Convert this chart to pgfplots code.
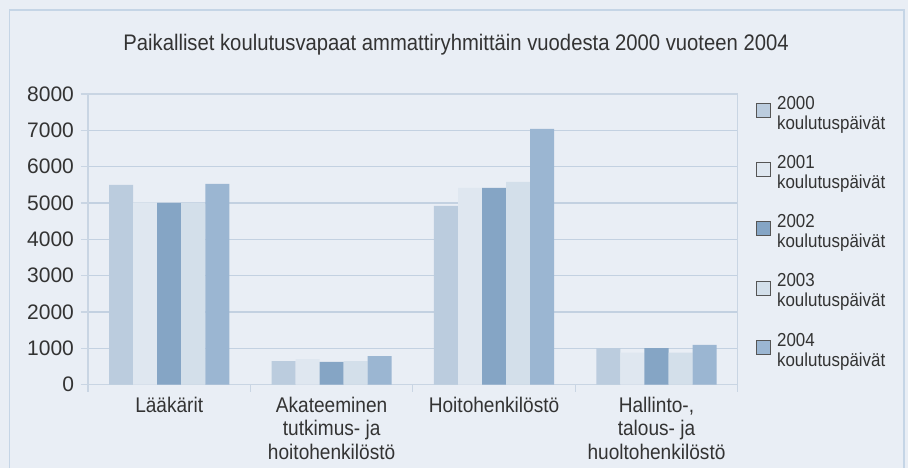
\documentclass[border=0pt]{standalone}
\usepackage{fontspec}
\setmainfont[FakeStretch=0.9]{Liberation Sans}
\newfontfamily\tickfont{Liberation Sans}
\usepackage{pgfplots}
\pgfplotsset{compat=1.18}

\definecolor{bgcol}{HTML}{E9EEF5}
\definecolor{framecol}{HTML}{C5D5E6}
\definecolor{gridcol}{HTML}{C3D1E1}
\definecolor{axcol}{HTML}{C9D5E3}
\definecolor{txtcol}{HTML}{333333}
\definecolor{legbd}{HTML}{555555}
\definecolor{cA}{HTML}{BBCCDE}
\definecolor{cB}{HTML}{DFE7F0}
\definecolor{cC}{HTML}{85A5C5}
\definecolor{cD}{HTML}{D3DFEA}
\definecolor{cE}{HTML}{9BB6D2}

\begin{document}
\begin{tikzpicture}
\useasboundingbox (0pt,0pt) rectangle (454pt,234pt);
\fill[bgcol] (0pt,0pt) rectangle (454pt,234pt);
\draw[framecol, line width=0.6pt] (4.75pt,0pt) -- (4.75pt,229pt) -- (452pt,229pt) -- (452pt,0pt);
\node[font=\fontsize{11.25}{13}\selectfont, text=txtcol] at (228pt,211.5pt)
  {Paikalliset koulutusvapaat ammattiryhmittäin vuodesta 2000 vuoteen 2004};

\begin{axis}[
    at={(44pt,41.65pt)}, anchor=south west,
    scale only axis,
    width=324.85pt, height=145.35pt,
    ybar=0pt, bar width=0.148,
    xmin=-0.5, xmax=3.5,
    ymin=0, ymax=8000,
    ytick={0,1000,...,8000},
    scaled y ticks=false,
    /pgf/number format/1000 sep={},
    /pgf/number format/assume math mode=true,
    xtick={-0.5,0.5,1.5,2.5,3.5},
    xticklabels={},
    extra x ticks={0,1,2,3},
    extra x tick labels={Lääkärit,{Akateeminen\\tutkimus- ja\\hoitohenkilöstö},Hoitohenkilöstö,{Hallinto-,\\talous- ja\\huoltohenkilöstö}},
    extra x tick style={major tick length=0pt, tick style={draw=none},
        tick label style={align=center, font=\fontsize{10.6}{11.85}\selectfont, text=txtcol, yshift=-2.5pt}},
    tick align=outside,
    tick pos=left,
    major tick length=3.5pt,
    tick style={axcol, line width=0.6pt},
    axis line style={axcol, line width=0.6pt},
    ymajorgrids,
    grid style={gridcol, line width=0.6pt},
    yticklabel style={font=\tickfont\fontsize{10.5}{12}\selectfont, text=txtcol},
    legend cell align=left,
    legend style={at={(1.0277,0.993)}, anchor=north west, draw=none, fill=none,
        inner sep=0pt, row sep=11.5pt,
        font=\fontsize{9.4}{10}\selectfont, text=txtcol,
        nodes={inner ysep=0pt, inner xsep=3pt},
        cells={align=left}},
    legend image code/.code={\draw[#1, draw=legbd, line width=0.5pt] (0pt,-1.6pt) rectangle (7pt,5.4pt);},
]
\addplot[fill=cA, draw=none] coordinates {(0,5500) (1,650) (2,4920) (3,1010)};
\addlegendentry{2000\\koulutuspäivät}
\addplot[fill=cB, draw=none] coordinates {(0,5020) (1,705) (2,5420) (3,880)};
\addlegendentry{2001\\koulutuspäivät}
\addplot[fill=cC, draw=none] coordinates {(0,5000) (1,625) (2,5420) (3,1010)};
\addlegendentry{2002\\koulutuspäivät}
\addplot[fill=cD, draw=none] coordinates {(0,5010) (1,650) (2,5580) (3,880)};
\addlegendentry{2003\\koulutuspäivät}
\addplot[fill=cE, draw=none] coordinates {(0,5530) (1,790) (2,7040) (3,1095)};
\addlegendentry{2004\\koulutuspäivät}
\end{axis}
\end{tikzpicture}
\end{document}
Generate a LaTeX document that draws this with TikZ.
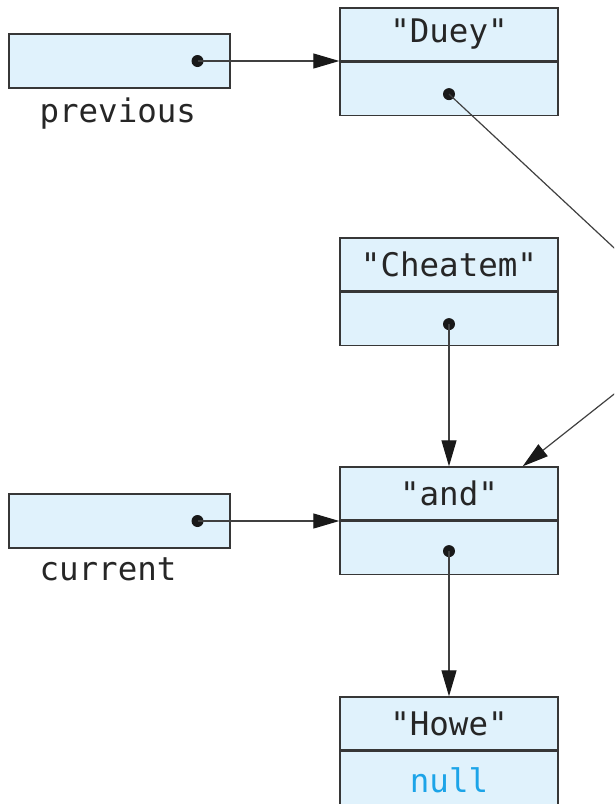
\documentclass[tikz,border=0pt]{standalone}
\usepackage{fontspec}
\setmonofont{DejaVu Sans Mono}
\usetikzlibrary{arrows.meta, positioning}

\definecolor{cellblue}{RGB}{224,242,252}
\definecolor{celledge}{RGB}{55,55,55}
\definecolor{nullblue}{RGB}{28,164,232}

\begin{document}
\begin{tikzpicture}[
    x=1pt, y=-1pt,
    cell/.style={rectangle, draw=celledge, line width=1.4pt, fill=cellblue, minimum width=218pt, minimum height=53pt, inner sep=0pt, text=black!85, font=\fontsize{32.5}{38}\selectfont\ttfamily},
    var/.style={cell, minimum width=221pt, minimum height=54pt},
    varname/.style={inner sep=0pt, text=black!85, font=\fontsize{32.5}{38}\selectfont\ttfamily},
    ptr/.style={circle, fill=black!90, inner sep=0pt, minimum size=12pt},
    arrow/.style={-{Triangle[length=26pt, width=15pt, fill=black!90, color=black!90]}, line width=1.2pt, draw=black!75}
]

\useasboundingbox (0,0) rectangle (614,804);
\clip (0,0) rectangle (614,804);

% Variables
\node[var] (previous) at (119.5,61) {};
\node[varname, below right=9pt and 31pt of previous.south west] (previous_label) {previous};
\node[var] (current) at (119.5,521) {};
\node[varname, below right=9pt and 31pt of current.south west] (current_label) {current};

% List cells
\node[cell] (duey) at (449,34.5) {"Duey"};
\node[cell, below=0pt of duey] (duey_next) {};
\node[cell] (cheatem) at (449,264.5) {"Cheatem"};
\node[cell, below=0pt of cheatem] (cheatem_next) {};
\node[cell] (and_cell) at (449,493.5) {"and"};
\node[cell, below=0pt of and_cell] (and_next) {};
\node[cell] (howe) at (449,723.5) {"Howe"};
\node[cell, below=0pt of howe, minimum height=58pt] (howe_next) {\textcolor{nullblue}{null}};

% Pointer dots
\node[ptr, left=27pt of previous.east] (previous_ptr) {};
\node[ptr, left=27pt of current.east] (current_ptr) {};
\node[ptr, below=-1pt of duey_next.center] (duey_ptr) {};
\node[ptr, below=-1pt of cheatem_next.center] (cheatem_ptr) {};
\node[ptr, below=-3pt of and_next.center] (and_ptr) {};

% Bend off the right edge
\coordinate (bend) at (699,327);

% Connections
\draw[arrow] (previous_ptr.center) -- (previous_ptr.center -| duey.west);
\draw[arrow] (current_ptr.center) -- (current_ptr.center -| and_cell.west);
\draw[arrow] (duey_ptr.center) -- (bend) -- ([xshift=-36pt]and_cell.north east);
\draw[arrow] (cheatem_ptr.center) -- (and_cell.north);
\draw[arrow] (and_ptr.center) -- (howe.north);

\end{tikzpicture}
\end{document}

--------------------------------------------------

[What to produce]
Repeat every record above exactly, but leave out any pictures.

[Full response]
Convert this chart to pgfplots code.
\documentclass[border=0pt]{standalone}
\usepackage{fontspec}
\setmainfont[FakeStretch=0.9]{Liberation Sans}
\newfontfamily\tickfont{Liberation Sans}
\usepackage{pgfplots}
\pgfplotsset{compat=1.18}

\definecolor{bgcol}{HTML}{E9EEF5}
\definecolor{framecol}{HTML}{C5D5E6}
\definecolor{gridcol}{HTML}{C3D1E1}
\definecolor{axcol}{HTML}{C9D5E3}
\definecolor{txtcol}{HTML}{333333}
\definecolor{legbd}{HTML}{555555}
\definecolor{cA}{HTML}{BBCCDE}
\definecolor{cB}{HTML}{DFE7F0}
\definecolor{cC}{HTML}{85A5C5}
\definecolor{cD}{HTML}{D3DFEA}
\definecolor{cE}{HTML}{9BB6D2}

\begin{document}
\begin{tikzpicture}
\useasboundingbox (0pt,0pt) rectangle (454pt,234pt);
\fill[bgcol] (0pt,0pt) rectangle (454pt,234pt);
\draw[framecol, line width=0.6pt] (4.75pt,0pt) -- (4.75pt,229pt) -- (452pt,229pt) -- (452pt,0pt);
\node[font=\fontsize{11.25}{13}\selectfont, text=txtcol] at (228pt,211.5pt)
  {Paikalliset koulutusvapaat ammattiryhmittäin vuodesta 2000 vuoteen 2004};

\begin{axis}[
    at={(44pt,41.65pt)}, anchor=south west,
    scale only axis,
    width=324.85pt, height=145.35pt,
    ybar=0pt, bar width=0.148,
    xmin=-0.5, xmax=3.5,
    ymin=0, ymax=8000,
    ytick={0,1000,...,8000},
    scaled y ticks=false,
    /pgf/number format/1000 sep={},
    /pgf/number format/assume math mode=true,
    xtick={-0.5,0.5,1.5,2.5,3.5},
    xticklabels={},
    extra x ticks={0,1,2,3},
    extra x tick labels={Lääkärit,{Akateeminen\\tutkimus- ja\\hoitohenkilöstö},Hoitohenkilöstö,{Hallinto-,\\talous- ja\\huoltohenkilöstö}},
    extra x tick style={major tick length=0pt, tick style={draw=none},
        tick label style={align=center, font=\fontsize{10.6}{11.85}\selectfont, text=txtcol, yshift=-2.5pt}},
    tick align=outside,
    tick pos=left,
    major tick length=3.5pt,
    tick style={axcol, line width=0.6pt},
    axis line style={axcol, line width=0.6pt},
    ymajorgrids,
    grid style={gridcol, line width=0.6pt},
    yticklabel style={font=\tickfont\fontsize{10.5}{12}\selectfont, text=txtcol},
    legend cell align=left,
    legend style={at={(1.0277,0.993)}, anchor=north west, draw=none, fill=none,
        inner sep=0pt, row sep=11.5pt,
        font=\fontsize{9.4}{10}\selectfont, text=txtcol,
        nodes={inner ysep=0pt, inner xsep=3pt},
        cells={align=left}},
    legend image code/.code={\draw[#1, draw=legbd, line width=0.5pt] (0pt,-1.6pt) rectangle (7pt,5.4pt);},
]
\addplot[fill=cA, draw=none] coordinates {(0,5500) (1,650) (2,4920) (3,1010)};
\addlegendentry{2000\\koulutuspäivät}
\addplot[fill=cB, draw=none] coordinates {(0,5020) (1,705) (2,5420) (3,880)};
\addlegendentry{2001\\koulutuspäivät}
\addplot[fill=cC, draw=none] coordinates {(0,5000) (1,625) (2,5420) (3,1010)};
\addlegendentry{2002\\koulutuspäivät}
\addplot[fill=cD, draw=none] coordinates {(0,5010) (1,650) (2,5580) (3,880)};
\addlegendentry{2003\\koulutuspäivät}
\addplot[fill=cE, draw=none] coordinates {(0,5530) (1,790) (2,7040) (3,1095)};
\addlegendentry{2004\\koulutuspäivät}
\end{axis}
\end{tikzpicture}
\end{document}
Generate a LaTeX document that draws this with TikZ.
\documentclass[tikz,border=0pt]{standalone}
\usepackage{fontspec}
\setmonofont{DejaVu Sans Mono}
\usetikzlibrary{arrows.meta, positioning}

\definecolor{cellblue}{RGB}{224,242,252}
\definecolor{celledge}{RGB}{55,55,55}
\definecolor{nullblue}{RGB}{28,164,232}

\begin{document}
\begin{tikzpicture}[
    x=1pt, y=-1pt,
    cell/.style={rectangle, draw=celledge, line width=1.4pt, fill=cellblue, minimum width=218pt, minimum height=53pt, inner sep=0pt, text=black!85, font=\fontsize{32.5}{38}\selectfont\ttfamily},
    var/.style={cell, minimum width=221pt, minimum height=54pt},
    varname/.style={inner sep=0pt, text=black!85, font=\fontsize{32.5}{38}\selectfont\ttfamily},
    ptr/.style={circle, fill=black!90, inner sep=0pt, minimum size=12pt},
    arrow/.style={-{Triangle[length=26pt, width=15pt, fill=black!90, color=black!90]}, line width=1.2pt, draw=black!75}
]

\useasboundingbox (0,0) rectangle (614,804);
\clip (0,0) rectangle (614,804);

% Variables
\node[var] (previous) at (119.5,61) {};
\node[varname, below right=9pt and 31pt of previous.south west] (previous_label) {previous};
\node[var] (current) at (119.5,521) {};
\node[varname, below right=9pt and 31pt of current.south west] (current_label) {current};

% List cells
\node[cell] (duey) at (449,34.5) {"Duey"};
\node[cell, below=0pt of duey] (duey_next) {};
\node[cell] (cheatem) at (449,264.5) {"Cheatem"};
\node[cell, below=0pt of cheatem] (cheatem_next) {};
\node[cell] (and_cell) at (449,493.5) {"and"};
\node[cell, below=0pt of and_cell] (and_next) {};
\node[cell] (howe) at (449,723.5) {"Howe"};
\node[cell, below=0pt of howe, minimum height=58pt] (howe_next) {\textcolor{nullblue}{null}};

% Pointer dots
\node[ptr, left=27pt of previous.east] (previous_ptr) {};
\node[ptr, left=27pt of current.east] (current_ptr) {};
\node[ptr, below=-1pt of duey_next.center] (duey_ptr) {};
\node[ptr, below=-1pt of cheatem_next.center] (cheatem_ptr) {};
\node[ptr, below=-3pt of and_next.center] (and_ptr) {};

% Bend off the right edge
\coordinate (bend) at (699,327);

% Connections
\draw[arrow] (previous_ptr.center) -- (previous_ptr.center -| duey.west);
\draw[arrow] (current_ptr.center) -- (current_ptr.center -| and_cell.west);
\draw[arrow] (duey_ptr.center) -- (bend) -- ([xshift=-36pt]and_cell.north east);
\draw[arrow] (cheatem_ptr.center) -- (and_cell.north);
\draw[arrow] (and_ptr.center) -- (howe.north);

\end{tikzpicture}
\end{document}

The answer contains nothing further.